He's been somewhat focused on the need to be an enforcer and while there are memorable examples of his destructive tackling scattered across the last decade - his thunderous hit on Welsh lock Bradley Davies in 2010 and buckling of Digby Ioane in the World Cup semifinal being the best - in a sense they are actually misleading.
They hint of a player who looked for the spectacular hit rather than someone who was relentlessly driven to impose himself.
The more telling evidence of Kaino's influence has been in the detail of his statistics.
In the 2015 World Cup quarterfinal he managed a staggering 90 per cent of dominant tackles - a massive contributing factor to the incredible performance the All Blacks produced that night.
But here Kaino is now, with so much good behind him, so many great memories and so much respect, and yet it could be that in time, mention of his name doesn't evoke those classic memories and knowing nods, but instead it will ignite blokes across the country to nudge each other, wink and make goofy smiles at one another.

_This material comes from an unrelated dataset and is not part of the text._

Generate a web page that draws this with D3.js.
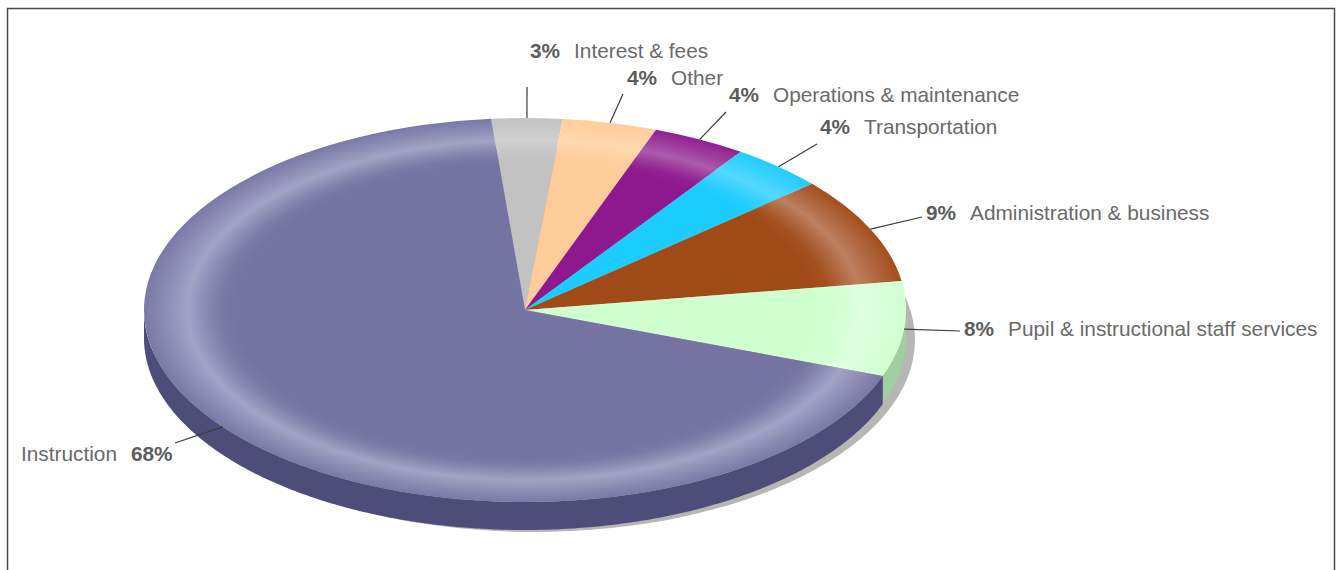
<!DOCTYPE html>
<html>
<head>
<meta charset="utf-8">
<script src="https://cdn.jsdelivr.net/npm/d3@7/dist/d3.min.js"></script>
<style>
  html, body { margin: 0; padding: 0; background: #fff; }
  svg { display: block; }
  text { font-family: "Liberation Sans", Arial, sans-serif; font-size: 20.8px; fill: #6a6a6a; }
  .pct { font-weight: bold; fill: #5c5c5c; }
</style>
</head>
<body>
<div id="chart"></div>
<script>
// Budget shares, clockwise from just left of twelve o'clock
const categories = ["Interest & fees", "Other", "Operations & maintenance", "Transportation",
                    "Administration & business", "Pupil & instructional staff services", "Instruction"];
const shares = [3, 4, 4, 4, 9, 8, 68];

const topColors   = ["#c2c2c2", "#ffcc99", "#8e188e", "#1ccbff", "#a04a17", "#cfffcf", "#7573a2"];
const rimColors   = ["#d0d0d0", "#ffd8b0", "#ab5cab", "#55d8ff", "#bd8060", "#dfffdf", "#a3a3c6"];
const wallColors  = ["#8c8c8c", "#c09a70", "#5e105e", "#1390b8", "#70330f", "#9fcfa0", "#4e4d79"];

// Label anchor and leader end, in page pixels, one per category
const labelX   = [530, 627, 729, 820, 926, 964, 21];
const labelY   = [58, 85, 102, 134, 220, 336, 461];
const leaderX  = [527, 623, 726, 817, 922, 960, 175];
const leaderY  = [87, 94, 112, 144, 217, 331, 443];

const width = 1338, height = 570;
const cx = 525, cy = 310, rx = 381, ry = 192, depth = 28;
const startDeg = -5.1;
// Bevel profile along the radius: eased in toward the highlight, fading at the edge
const rimStops = [[0, 0], [0.76, 0], [0.80, 0.12], [0.84, 0.5], [0.885, 1], [0.93, 0.62], [1, 0.1]];

const svg = d3.select("#chart").append("svg").attr("width", width).attr("height", height);
const defs = svg.append("defs");

svg.append("rect")
  .attr("x", 7.5).attr("y", 8.5).attr("width", 1327).attr("height", height)
  .attr("fill", "#fff").attr("stroke", "#4a4a4a").attr("stroke-width", 1.5);

const slices = d3.pie().sort(null).value(d => d)
  .startAngle(startDeg * Math.PI / 180)
  .endAngle(startDeg * Math.PI / 180 + 2 * Math.PI)(shares);

const onRim = (a, dy = 0) => [cx + rx * Math.sin(a), cy - ry * Math.cos(a) + dy];

// Cast shadow sits behind the extruded wall, only its lower right shows
defs.append("filter").attr("id", "soft").append("feGaussianBlur").attr("stdDeviation", 0.6);
svg.append("ellipse")
  .attr("cx", cx + 9).attr("cy", cy + 30).attr("rx", rx).attr("ry", ry)
  .attr("fill", "#b6b6b4").attr("filter", "url(#soft)");

// Side wall: the front half of each slice pushed down by the pie's depth
const edge = d3.line();
slices.forEach((s, i) => {
  const a0 = Math.max(s.startAngle, Math.PI / 2);
  const a1 = Math.min(s.endAngle, 3 * Math.PI / 2);
  if (a1 <= a0) return;
  const arcAngles = d3.range(a0, a1, 0.01).concat([a1]);
  const outline = arcAngles.map(a => onRim(a))
    .concat(arcAngles.slice().reverse().map(a => onRim(a, depth)));
  svg.append("path").attr("d", edge(outline) + "Z").attr("fill", wallColors[i]);
});

// Top face: circular arcs squashed into an ellipse, each with a bevelled rim
const arc = d3.arc().innerRadius(0).outerRadius(rx);
const face = svg.append("g").attr("transform", `translate(${cx},${cy}) scale(1,${ry / rx})`);
slices.forEach((s, i) => {
  const grad = defs.append("radialGradient")
    .attr("id", "rim" + i).attr("gradientUnits", "userSpaceOnUse")
    .attr("cx", 0).attr("cy", 0).attr("r", rx);
  const mix = d3.interpolateRgb(topColors[i], rimColors[i]);
  rimStops.forEach(([offset, t]) => {
    grad.append("stop").attr("offset", offset).attr("stop-color", mix(t));
  });
  face.append("path").attr("d", arc(s)).attr("fill", `url(#rim${i})`);
});

// Leader lines run from the middle of each slice's outer edge
slices.forEach((s, i) => {
  const [x, y] = onRim((s.startAngle + s.endAngle) / 2);
  svg.append("line")
    .attr("x1", x).attr("y1", y).attr("x2", leaderX[i]).attr("y2", leaderY[i])
    .attr("stroke", "#3c3c3c").attr("stroke-width", 1.2);
});

// Labels: percent then name, reversed for the slice on the left
categories.forEach((name, i) => {
  const t = svg.append("text").attr("x", labelX[i]).attr("y", labelY[i]);
  const pct = shares[i] + "%";
  if (name === "Instruction") {
    t.append("tspan").text(name);
    t.append("tspan").attr("class", "pct").attr("dx", 14).text(pct);
  } else {
    t.append("tspan").attr("class", "pct").text(pct);
    t.append("tspan").attr("dx", 14).text(name);
  }
});
</script>
</body>
</html>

Kaino's off field indescretion has the potential to wipe out 12 years of world class rugby and become the thing that he is tagged with for the rest of his days.
It can't surely end like that for him? Kaino can't let that be the way he signs off. Steve Hansen won't want that to be Kaino's fate either but there is only so much the All Blacks coach can do for his player.
Hansen can't pick Kaino on sentiment. He can't give Kaino time in the jersey he hasn't earned. Team must come first and Hansen acknowledged on arrival in Brisbane that Kaino has had limited rugby at any level in the last few months and that is a complicating factor.
"Probably not," Hansen said when asked whether Kaino had enough football under his belt. "But there is no other way. How else do you do it? You can't invent a game that is why we will have to pick and choose when we play him."
All Kaino can do is hope that this week is deemed by Hansen to be the right one to give the vertan flanker game time.
And it it is, only Kaino can save himself after that by nailing whatever game time comes his way.
That's it. If he plays in Brisbane, everyone has to see classic Kaino. There has to be compelling evidence that he's still a world class force; still hungry and still a better prospect than the emerging Akira Ioane.
If he can do that, he can buy himself more time in the squad and the more he can play - the more he can put distance between him and his off field indescretion.
In short, Kaino needs a couple of big tests between now and the end of the year to restore some kind of balance in the public perception of what and who he is.